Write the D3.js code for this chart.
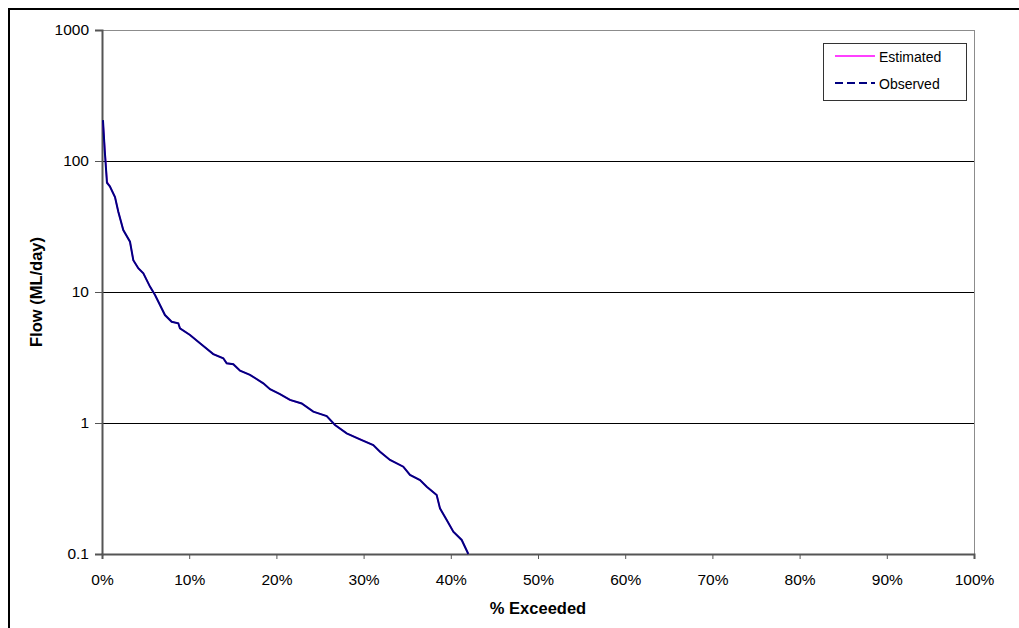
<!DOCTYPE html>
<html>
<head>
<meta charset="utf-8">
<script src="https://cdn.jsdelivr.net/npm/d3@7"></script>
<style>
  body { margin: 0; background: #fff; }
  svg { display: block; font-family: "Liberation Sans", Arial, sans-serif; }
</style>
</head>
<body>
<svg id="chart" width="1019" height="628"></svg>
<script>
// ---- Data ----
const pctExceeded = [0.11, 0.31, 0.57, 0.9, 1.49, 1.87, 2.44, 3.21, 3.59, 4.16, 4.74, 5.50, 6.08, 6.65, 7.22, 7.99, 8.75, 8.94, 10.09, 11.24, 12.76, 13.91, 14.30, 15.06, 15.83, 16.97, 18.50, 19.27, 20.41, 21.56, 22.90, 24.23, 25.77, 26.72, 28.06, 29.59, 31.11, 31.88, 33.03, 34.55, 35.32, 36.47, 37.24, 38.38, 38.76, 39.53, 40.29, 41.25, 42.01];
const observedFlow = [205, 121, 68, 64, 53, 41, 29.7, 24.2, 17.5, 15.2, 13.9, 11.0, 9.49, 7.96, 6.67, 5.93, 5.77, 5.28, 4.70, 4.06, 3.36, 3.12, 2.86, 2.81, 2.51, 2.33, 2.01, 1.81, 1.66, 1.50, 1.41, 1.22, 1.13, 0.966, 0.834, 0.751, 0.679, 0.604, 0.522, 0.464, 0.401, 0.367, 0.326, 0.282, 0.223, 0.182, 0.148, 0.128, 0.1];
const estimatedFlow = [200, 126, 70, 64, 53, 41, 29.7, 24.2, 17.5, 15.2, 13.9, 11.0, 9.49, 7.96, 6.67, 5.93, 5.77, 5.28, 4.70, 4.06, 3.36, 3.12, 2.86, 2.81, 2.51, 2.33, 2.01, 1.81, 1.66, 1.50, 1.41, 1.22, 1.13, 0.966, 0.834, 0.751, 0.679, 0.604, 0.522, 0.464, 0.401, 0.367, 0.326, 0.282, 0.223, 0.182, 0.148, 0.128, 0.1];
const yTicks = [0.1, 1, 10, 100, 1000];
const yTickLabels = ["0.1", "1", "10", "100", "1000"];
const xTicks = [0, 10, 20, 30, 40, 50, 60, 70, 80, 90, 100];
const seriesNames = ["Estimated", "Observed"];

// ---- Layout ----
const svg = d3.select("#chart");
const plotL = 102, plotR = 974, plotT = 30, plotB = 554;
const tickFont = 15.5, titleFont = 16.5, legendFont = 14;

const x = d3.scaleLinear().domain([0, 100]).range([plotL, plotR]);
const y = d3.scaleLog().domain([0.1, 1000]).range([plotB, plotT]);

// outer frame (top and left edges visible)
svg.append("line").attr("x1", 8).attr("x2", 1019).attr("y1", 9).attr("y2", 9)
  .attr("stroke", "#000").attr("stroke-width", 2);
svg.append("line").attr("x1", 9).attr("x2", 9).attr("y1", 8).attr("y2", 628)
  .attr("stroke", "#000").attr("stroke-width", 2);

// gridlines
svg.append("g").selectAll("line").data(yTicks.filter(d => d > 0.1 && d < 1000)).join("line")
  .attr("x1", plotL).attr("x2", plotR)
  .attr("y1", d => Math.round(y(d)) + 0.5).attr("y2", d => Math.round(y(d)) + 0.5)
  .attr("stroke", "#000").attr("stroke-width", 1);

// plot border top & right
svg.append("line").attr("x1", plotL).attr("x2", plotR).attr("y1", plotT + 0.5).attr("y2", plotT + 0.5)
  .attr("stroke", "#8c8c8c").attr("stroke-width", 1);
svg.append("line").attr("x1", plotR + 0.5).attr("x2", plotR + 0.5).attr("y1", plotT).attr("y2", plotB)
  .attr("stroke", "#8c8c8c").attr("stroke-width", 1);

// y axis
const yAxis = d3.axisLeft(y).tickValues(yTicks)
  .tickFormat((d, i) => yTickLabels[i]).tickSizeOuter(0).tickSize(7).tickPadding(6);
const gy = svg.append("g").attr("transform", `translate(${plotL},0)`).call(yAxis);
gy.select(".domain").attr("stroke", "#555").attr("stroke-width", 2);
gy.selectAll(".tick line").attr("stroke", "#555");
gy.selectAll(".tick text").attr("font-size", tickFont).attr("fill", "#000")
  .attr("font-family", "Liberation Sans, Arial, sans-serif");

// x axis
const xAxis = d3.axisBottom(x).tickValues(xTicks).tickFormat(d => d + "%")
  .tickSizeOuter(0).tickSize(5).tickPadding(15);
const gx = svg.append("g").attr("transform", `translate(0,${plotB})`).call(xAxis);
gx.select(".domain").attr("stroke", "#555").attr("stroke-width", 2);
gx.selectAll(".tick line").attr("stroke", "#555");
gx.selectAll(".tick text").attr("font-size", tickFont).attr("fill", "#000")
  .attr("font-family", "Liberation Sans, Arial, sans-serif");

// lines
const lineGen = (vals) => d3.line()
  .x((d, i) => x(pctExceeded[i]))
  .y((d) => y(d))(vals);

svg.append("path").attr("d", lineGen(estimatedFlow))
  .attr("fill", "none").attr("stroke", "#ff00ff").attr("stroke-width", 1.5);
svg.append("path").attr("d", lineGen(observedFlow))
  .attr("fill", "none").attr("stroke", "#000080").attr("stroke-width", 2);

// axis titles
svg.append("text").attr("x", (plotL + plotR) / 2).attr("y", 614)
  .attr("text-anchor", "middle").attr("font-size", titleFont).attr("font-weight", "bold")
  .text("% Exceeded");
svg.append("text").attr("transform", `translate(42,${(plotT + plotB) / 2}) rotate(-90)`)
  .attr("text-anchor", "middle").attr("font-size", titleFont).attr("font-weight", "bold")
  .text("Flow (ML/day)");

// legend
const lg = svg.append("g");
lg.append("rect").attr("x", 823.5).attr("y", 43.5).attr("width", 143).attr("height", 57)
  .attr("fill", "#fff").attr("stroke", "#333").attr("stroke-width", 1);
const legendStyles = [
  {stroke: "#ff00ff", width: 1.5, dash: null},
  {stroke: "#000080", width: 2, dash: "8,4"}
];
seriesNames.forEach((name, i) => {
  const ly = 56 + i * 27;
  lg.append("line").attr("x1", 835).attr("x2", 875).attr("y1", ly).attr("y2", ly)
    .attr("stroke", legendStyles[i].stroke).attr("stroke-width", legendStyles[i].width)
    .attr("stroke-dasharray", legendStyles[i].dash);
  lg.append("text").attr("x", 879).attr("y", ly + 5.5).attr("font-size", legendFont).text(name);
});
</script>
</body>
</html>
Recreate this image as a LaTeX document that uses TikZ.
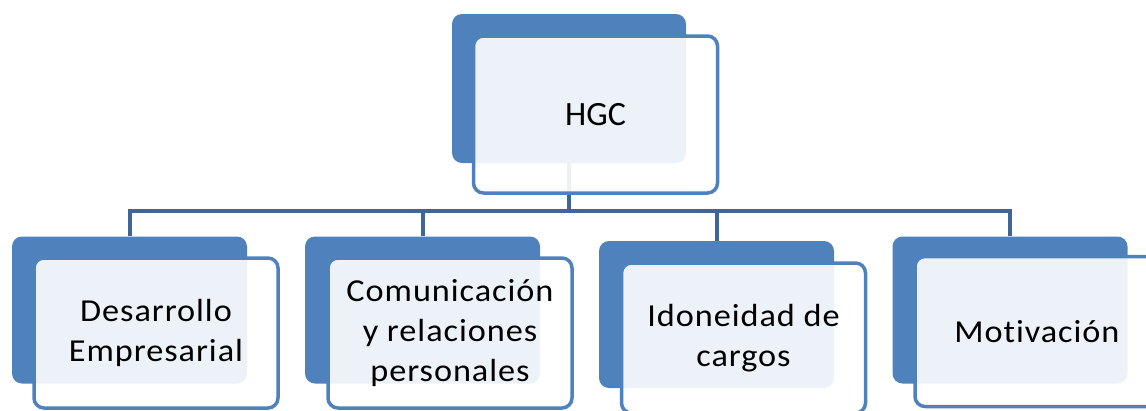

------------------------------

*Goal of the exercise:* Reproduce each entry verbatim, excluding any embedded images.

*Answer for the task:*
Write the D3.js code for this chart.
<!DOCTYPE html>
<html>
<head>
<meta charset="utf-8">
<script src="https://cdn.jsdelivr.net/npm/d3@7"></script>
<style>
  body { margin: 0; background: #fff; }
  svg { display: block; font-family: "Liberation Sans", Arial, sans-serif; }
</style>
</head>
<body>
<svg id="chart" width="1019" height="628"></svg>
<script>
// ---- Data ----
const pctExceeded = [0.11, 0.31, 0.57, 0.9, 1.49, 1.87, 2.44, 3.21, 3.59, 4.16, 4.74, 5.50, 6.08, 6.65, 7.22, 7.99, 8.75, 8.94, 10.09, 11.24, 12.76, 13.91, 14.30, 15.06, 15.83, 16.97, 18.50, 19.27, 20.41, 21.56, 22.90, 24.23, 25.77, 26.72, 28.06, 29.59, 31.11, 31.88, 33.03, 34.55, 35.32, 36.47, 37.24, 38.38, 38.76, 39.53, 40.29, 41.25, 42.01];
const observedFlow = [205, 121, 68, 64, 53, 41, 29.7, 24.2, 17.5, 15.2, 13.9, 11.0, 9.49, 7.96, 6.67, 5.93, 5.77, 5.28, 4.70, 4.06, 3.36, 3.12, 2.86, 2.81, 2.51, 2.33, 2.01, 1.81, 1.66, 1.50, 1.41, 1.22, 1.13, 0.966, 0.834, 0.751, 0.679, 0.604, 0.522, 0.464, 0.401, 0.367, 0.326, 0.282, 0.223, 0.182, 0.148, 0.128, 0.1];
const estimatedFlow = [200, 126, 70, 64, 53, 41, 29.7, 24.2, 17.5, 15.2, 13.9, 11.0, 9.49, 7.96, 6.67, 5.93, 5.77, 5.28, 4.70, 4.06, 3.36, 3.12, 2.86, 2.81, 2.51, 2.33, 2.01, 1.81, 1.66, 1.50, 1.41, 1.22, 1.13, 0.966, 0.834, 0.751, 0.679, 0.604, 0.522, 0.464, 0.401, 0.367, 0.326, 0.282, 0.223, 0.182, 0.148, 0.128, 0.1];
const yTicks = [0.1, 1, 10, 100, 1000];
const yTickLabels = ["0.1", "1", "10", "100", "1000"];
const xTicks = [0, 10, 20, 30, 40, 50, 60, 70, 80, 90, 100];
const seriesNames = ["Estimated", "Observed"];

// ---- Layout ----
const svg = d3.select("#chart");
const plotL = 102, plotR = 974, plotT = 30, plotB = 554;
const tickFont = 15.5, titleFont = 16.5, legendFont = 14;

const x = d3.scaleLinear().domain([0, 100]).range([plotL, plotR]);
const y = d3.scaleLog().domain([0.1, 1000]).range([plotB, plotT]);

// outer frame (top and left edges visible)
svg.append("line").attr("x1", 8).attr("x2", 1019).attr("y1", 9).attr("y2", 9)
  .attr("stroke", "#000").attr("stroke-width", 2);
svg.append("line").attr("x1", 9).attr("x2", 9).attr("y1", 8).attr("y2", 628)
  .attr("stroke", "#000").attr("stroke-width", 2);

// gridlines
svg.append("g").selectAll("line").data(yTicks.filter(d => d > 0.1 && d < 1000)).join("line")
  .attr("x1", plotL).attr("x2", plotR)
  .attr("y1", d => Math.round(y(d)) + 0.5).attr("y2", d => Math.round(y(d)) + 0.5)
  .attr("stroke", "#000").attr("stroke-width", 1);

// plot border top & right
svg.append("line").attr("x1", plotL).attr("x2", plotR).attr("y1", plotT + 0.5).attr("y2", plotT + 0.5)
  .attr("stroke", "#8c8c8c").attr("stroke-width", 1);
svg.append("line").attr("x1", plotR + 0.5).attr("x2", plotR + 0.5).attr("y1", plotT).attr("y2", plotB)
  .attr("stroke", "#8c8c8c").attr("stroke-width", 1);

// y axis
const yAxis = d3.axisLeft(y).tickValues(yTicks)
  .tickFormat((d, i) => yTickLabels[i]).tickSizeOuter(0).tickSize(7).tickPadding(6);
const gy = svg.append("g").attr("transform", `translate(${plotL},0)`).call(yAxis);
gy.select(".domain").attr("stroke", "#555").attr("stroke-width", 2);
gy.selectAll(".tick line").attr("stroke", "#555");
gy.selectAll(".tick text").attr("font-size", tickFont).attr("fill", "#000")
  .attr("font-family", "Liberation Sans, Arial, sans-serif");

// x axis
const xAxis = d3.axisBottom(x).tickValues(xTicks).tickFormat(d => d + "%")
  .tickSizeOuter(0).tickSize(5).tickPadding(15);
const gx = svg.append("g").attr("transform", `translate(0,${plotB})`).call(xAxis);
gx.select(".domain").attr("stroke", "#555").attr("stroke-width", 2);
gx.selectAll(".tick line").attr("stroke", "#555");
gx.selectAll(".tick text").attr("font-size", tickFont).attr("fill", "#000")
  .attr("font-family", "Liberation Sans, Arial, sans-serif");

// lines
const lineGen = (vals) => d3.line()
  .x((d, i) => x(pctExceeded[i]))
  .y((d) => y(d))(vals);

svg.append("path").attr("d", lineGen(estimatedFlow))
  .attr("fill", "none").attr("stroke", "#ff00ff").attr("stroke-width", 1.5);
svg.append("path").attr("d", lineGen(observedFlow))
  .attr("fill", "none").attr("stroke", "#000080").attr("stroke-width", 2);

// axis titles
svg.append("text").attr("x", (plotL + plotR) / 2).attr("y", 614)
  .attr("text-anchor", "middle").attr("font-size", titleFont).attr("font-weight", "bold")
  .text("% Exceeded");
svg.append("text").attr("transform", `translate(42,${(plotT + plotB) / 2}) rotate(-90)`)
  .attr("text-anchor", "middle").attr("font-size", titleFont).attr("font-weight", "bold")
  .text("Flow (ML/day)");

// legend
const lg = svg.append("g");
lg.append("rect").attr("x", 823.5).attr("y", 43.5).attr("width", 143).attr("height", 57)
  .attr("fill", "#fff").attr("stroke", "#333").attr("stroke-width", 1);
const legendStyles = [
  {stroke: "#ff00ff", width: 1.5, dash: null},
  {stroke: "#000080", width: 2, dash: "8,4"}
];
seriesNames.forEach((name, i) => {
  const ly = 56 + i * 27;
  lg.append("line").attr("x1", 835).attr("x2", 875).attr("y1", ly).attr("y2", ly)
    .attr("stroke", legendStyles[i].stroke).attr("stroke-width", legendStyles[i].width)
    .attr("stroke-dasharray", legendStyles[i].dash);
  lg.append("text").attr("x", 879).attr("y", ly + 5.5).attr("font-size", legendFont).text(name);
});
</script>
</body>
</html>
Recreate this image as a LaTeX document that uses TikZ.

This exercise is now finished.